Entscheidung der Woche
BNotO
§ 29 Abs. 1
Unzulässigkeit der Führung der Bezeichnung „Notar & Mediator“
a) Durch die
Verwendung der Bezeichnung „Mediator“ gleichwertig neben der
Amtsbezeichnung „Notar“ kann beim rechtsuchenden Publikum, dem
die Tätigkeiten des Notars außerhalb der Beurkundung von
Rechtsvorgängen regelmäßig wenig geläufig sind, der falsche
Eindruck hervorgerufen werden, der die Bezeichnung „Notar &
Mediator“ Führende übe neben seinem Amt einen weiteren Beruf
aus, der über das reguläre Tätigkeitsspektrum eines Notars
hinausgehe.
b) Die Verwendung der Berufsbezeichnung „Notar & Mediator“ in
der Öffentlichkeit (z.
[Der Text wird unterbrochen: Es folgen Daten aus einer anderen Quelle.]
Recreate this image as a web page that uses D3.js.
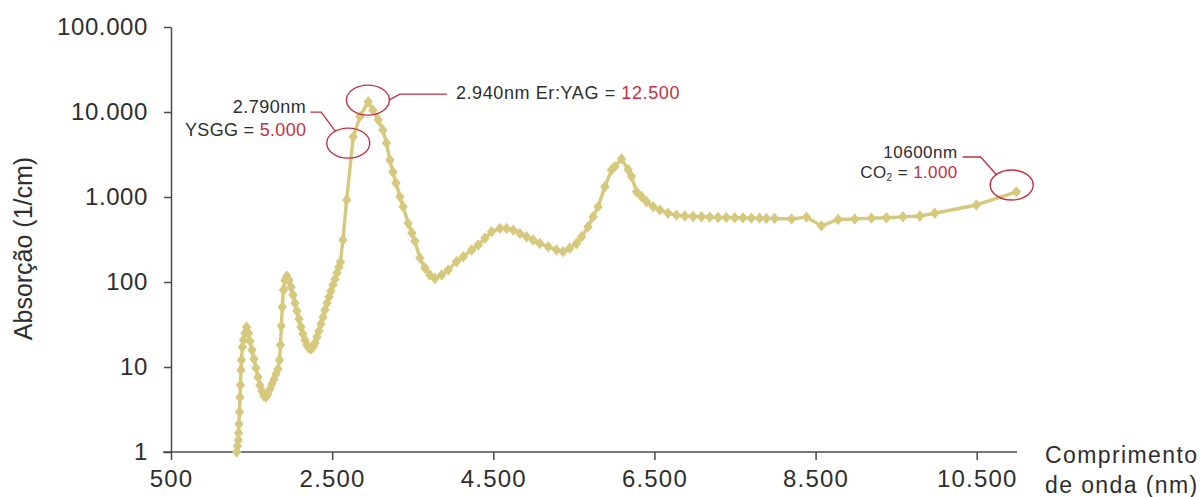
<!DOCTYPE html>
<html>
<head>
<meta charset="utf-8">
<script src="https://cdn.jsdelivr.net/npm/d3@7"></script>
<style>
  html, body { margin: 0; padding: 0; background: #fff; }
  svg { display: block; }
  text { font-family: "Liberation Sans", Arial, Helvetica, sans-serif; }
</style>
</head>
<body>
<svg id="chart" width="1202" height="497"></svg>
<script>
// ---- Data (wavelength in nm, absorption in 1/cm) ----
const wavelengths = [1315,1325,1335,1338,1344,1350,1356,1362,1368,1375,
  1385,1400,1418,1437,1462,1480,1505,1530,1555,1580,
  1604,1629,1654,1679,1704,1728,1753,1778,1803,1828,
  1846,1859,1869,1881,1896,1914,1939,1964,1989,2014,
  2038,2063,2088,2113,2138,2163,2187,2212,2237,2262,
  2287,2311,2336,2361,2386,2411,2436,2460,2485,2510,
  2535,2560,2584,2603,2634,2680,2762,2845,2948,3006,
  3072,3130,3174,3217,3254,3292,3341,3382,3444,3490,
  3527,3589,3651,3713,3775,3859,3940,4045,4127,4231,
  4313,4396,4479,4582,4665,4747,4830,4913,4995,5078,
  5181,5285,5367,5450,5533,5596,5677,5739,5801,5885,
  5968,6009,6092,6174,6216,6278,6340,6402,6484,6567,
  6670,6774,6877,6980,7084,7187,7290,7393,7496,7599,
  7703,7806,7889,7991,8201,8387,8573,8779,8986,9193,
  9379,9585,9793,9979,10496,10992];
const absorption = [1.0,1.18,1.38,1.67,2.13,2.95,4.4,6.1,9.2,12.1,
  17.2,20.7,25,29.5,25,20.2,15.8,12.4,9.7,7.6,
  6.1,5.2,4.55,4.45,4.8,5.5,6.3,7.2,8.3,9.5,
  12.1,18.1,30.4,50.8,80.6,105,117,105,87.4,70.2,
  56.5,45.6,36.7,29.5,24.4,20.7,18.1,16.7,16.3,17.2,
  19.2,22.5,26.4,32,38.6,46.8,56.5,66.6,78.5,92,
  108,128,150,172,312,922,5100,8830,13200,10500,
  8090,6140,4330,2720,1970,1460,1010,770,490,377,
  303,191,146,121,110,121,138,174,198,238,
  272,327,390,427,427,408,373,341,312,284,
  260,238,228,249,284,341,446,584,770,1320,
  2090,2280,2810,2090,1740,1150,1010,880,770,705,
  644,612,597,590,585,580,575,575,570,570,
  565,565,560,560,551,580,457,544,551,564,
  571,584,597,644,806,1150];

const xTicks = [500, 2500, 4500, 6500, 8500, 10500];
const yTicks = [1, 10, 100, 1000, 10000, 100000];
const xTitleLines = ["Comprimento", "de onda (nm)"];
const yTitle = "Absorção (1/cm)";

// Annotations: circled points (nm, absorption) with labels
const annoYSGG = { nm: 2700, v: 4300, line1: "2.790nm", label: "YSGG = ", value: "5.000" };
const annoEr   = { nm: 2944, v: 13800, label: "2.940nm Er:YAG = ", value: "12.500" };
const annoCO2  = { nm: 10934, v: 1384, line1: "10600nm", value: "1.000" };

// ---- Chart ----
const svg = d3.select("#chart");
const x = d3.scaleLinear().domain([500, 11000]).range([171, 1017]);
const y = d3.scaleLog().domain([1, 100000]).range([452, 27]);

const loc = d3.formatLocale({ decimal: ",", thousands: ".", grouping: [3], currency: ["", ""] });
const fmt = loc.format(",d");

const axisColor = "#4a4a4a";
const textColor = "#2e2e2e";
const curveColor = "#d6c87c";
const red = "#c23040";

// Y axis
const gy = svg.append("g").attr("transform", `translate(${x(500)},0)`)
  .call(d3.axisLeft(y).tickValues(yTicks).tickFormat(fmt).tickSize(7).tickSizeOuter(0).tickPadding(16));
gy.select(".domain").attr("stroke", axisColor).attr("stroke-width", 1.5);
gy.selectAll(".tick line").attr("stroke", axisColor).attr("stroke-width", 1.5);
gy.selectAll(".tick text").attr("fill", textColor).style("font-size", "24px")
  .style("font-family", '"Liberation Sans", Arial, sans-serif')
  .attr("letter-spacing", "0.6px");

// X axis
const gx = svg.append("g").attr("transform", `translate(0,${y(1)})`)
  .call(d3.axisBottom(x).tickValues(xTicks).tickFormat(fmt).tickSize(8).tickSizeOuter(0).tickPadding(10));
gx.select(".domain").attr("stroke", axisColor).attr("stroke-width", 1.5)
  .attr("d", `M${x(500) - 8},0H${x(11000)}`);
gx.selectAll(".tick text").attr("fill", textColor).style("font-size", "24px")
  .style("font-family", '"Liberation Sans", Arial, sans-serif')
  .attr("letter-spacing", "1.2px");
gx.selectAll(".tick line").attr("stroke", axisColor).attr("stroke-width", 1.5);

// Axis titles
const xt = svg.append("text").attr("x", x(11000) + 28).attr("y", y(1) + 11)
  .attr("fill", textColor).style("font-size", "23px").attr("letter-spacing", "1.4px");
xt.selectAll("tspan").data(xTitleLines).join("tspan")
  .attr("x", x(11000) + 28).attr("dy", (d, i) => i === 0 ? 0 : 30).text(d => d);

svg.append("text")
  .attr("transform", `translate(32,${(y(1) + y(100000)) / 2 + 9}) rotate(-90)`)
  .attr("text-anchor", "middle").attr("fill", textColor)
  .style("font-size", "25px").text(yTitle);

// Curve
const pts = wavelengths.map((w, i) => [w, absorption[i]]);
svg.append("path").datum(pts)
  .attr("fill", "none").attr("stroke", curveColor).attr("stroke-width", 3.4)
  .attr("stroke-linejoin", "round")
  .attr("d", d3.line().x(d => x(d[0])).y(d => y(d[1])));

const diamond = { draw(ctx) { const w = 4.7, h = 5.7; ctx.moveTo(0, -h); ctx.lineTo(w, 0); ctx.lineTo(0, h); ctx.lineTo(-w, 0); ctx.closePath(); } };
svg.append("g").selectAll("path").data(pts).join("path")
  .attr("transform", d => `translate(${x(d[0])},${y(d[1])})`)
  .attr("d", d3.symbol().type(diamond)())
  .attr("fill", curveColor);

// Annotations
const ann = svg.append("g");
function ellipse(a) {
  ann.append("ellipse").attr("cx", x(a.nm)).attr("cy", y(a.v)).attr("rx", 21.5).attr("ry", 15)
    .attr("fill", "none").attr("stroke", red).attr("stroke-width", 1.4);
}
[annoYSGG, annoEr, annoCO2].forEach(ellipse);

// YSGG
{
  const cx = x(annoYSGG.nm), cy = y(annoYSGG.v);
  ann.append("path").attr("fill", "none").attr("stroke", red).attr("stroke-width", 1.3)
    .attr("d", `M${cx - 38},${cy - 31}H${cx - 27}L${cx - 13},${cy - 12}`);
  ann.append("text").attr("x", cx - 42).attr("y", cy - 30).attr("text-anchor", "end")
    .attr("fill", textColor).style("font-size", "18px").attr("letter-spacing", "0.5px").text(annoYSGG.line1);
  const t = ann.append("text").attr("x", cx - 42).attr("y", cy - 7).attr("text-anchor", "end")
    .style("font-size", "18px").attr("letter-spacing", "0.3px");
  t.append("tspan").attr("fill", textColor).text(annoYSGG.label);
  t.append("tspan").attr("fill", red).text(annoYSGG.value);
}
// Er:YAG
{
  const cx = x(annoEr.nm), cy = y(annoEr.v);
  ann.append("path").attr("fill", "none").attr("stroke", red).attr("stroke-width", 1.3)
    .attr("d", `M${cx + 21},${cy}L${cx + 32},${cy - 6}H${cx + 79}`);
  const t = ann.append("text").attr("x", cx + 88).attr("y", cy - 1)
    .style("font-size", "18px").attr("letter-spacing", "0.6px");
  t.append("tspan").attr("fill", textColor).text(annoEr.label);
  t.append("tspan").attr("fill", red).text(annoEr.value);
}
// CO2
{
  const cx = x(annoCO2.nm), cy = y(annoCO2.v);
  ann.append("path").attr("fill", "none").attr("stroke", red).attr("stroke-width", 1.3)
    .attr("d", `M${cx - 49},${cy - 28}H${cx - 31}L${cx - 15},${cy - 10}`);
  ann.append("text").attr("x", cx - 54).attr("y", cy - 27).attr("text-anchor", "end")
    .attr("fill", textColor).style("font-size", "17px").attr("letter-spacing", "0.5px").text(annoCO2.line1);
  const t = ann.append("text").attr("x", cx - 54).attr("y", cy - 7).attr("text-anchor", "end")
    .style("font-size", "17px").attr("letter-spacing", "0.4px");
  t.append("tspan").attr("fill", textColor).text("CO");
  t.append("tspan").attr("fill", textColor).attr("dy", 3).style("font-size", "10px").text("2");
  t.append("tspan").attr("fill", textColor).attr("dy", -3).text(" = ");
  t.append("tspan").attr("fill", red).text(annoCO2.value);
}
</script>
</body>
</html>
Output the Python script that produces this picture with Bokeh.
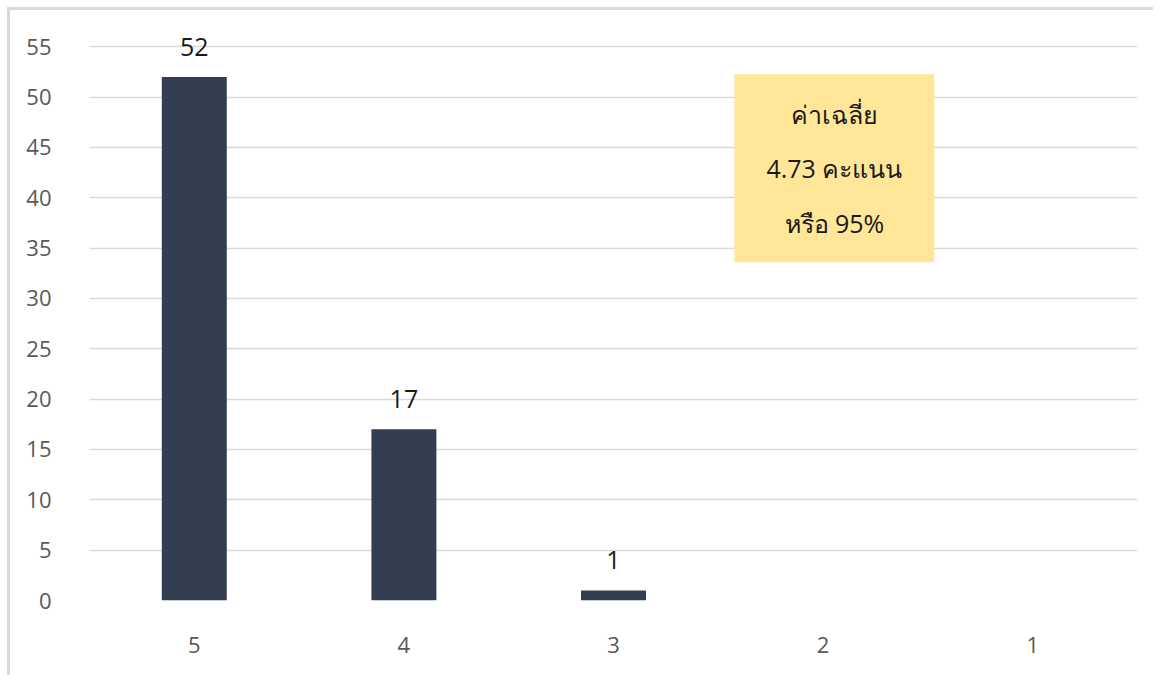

B. auf Briefbögen oder im
Internetauftritt) unterliegt daher als irreführende
Selbstdarstellung des Notars dem Verbot berufswidriger Werbung
gemäß § 29 Abs. 1 BNotO.
BGH, Beschl. v.
11.7.2022 – NotZ (Brfg) 6/21
Familienrecht
PStG
§ 13; BGB § 1306
Ehehindernis wegen noch
bestehender Ehe; begründete Zweifel
1. Von einem
Ehehindernis nach § 1306 BGB ist bereits dann auszugehen, wenn
begründete Zweifel daran bestehen, dass der beabsichtigten
Eheschließung noch eine bestehende Ehe mit einer anderen Person
entgegensteht.
2. Auch eine nach nigerianischem Stammesrecht geschlossene Ehe
zwischen einem deutschen Staatsangehörigen und einer
nigerianischen Staatsangehörigen kann als wirksam anzusehen sein
und daher ein Ehehindernis im Sinne von § 1306 BGB darstellen,
falls dem nigerianischen Staatsangehörigen durch die
Nichtanerkennung substanzielles Unrecht geschehen würde.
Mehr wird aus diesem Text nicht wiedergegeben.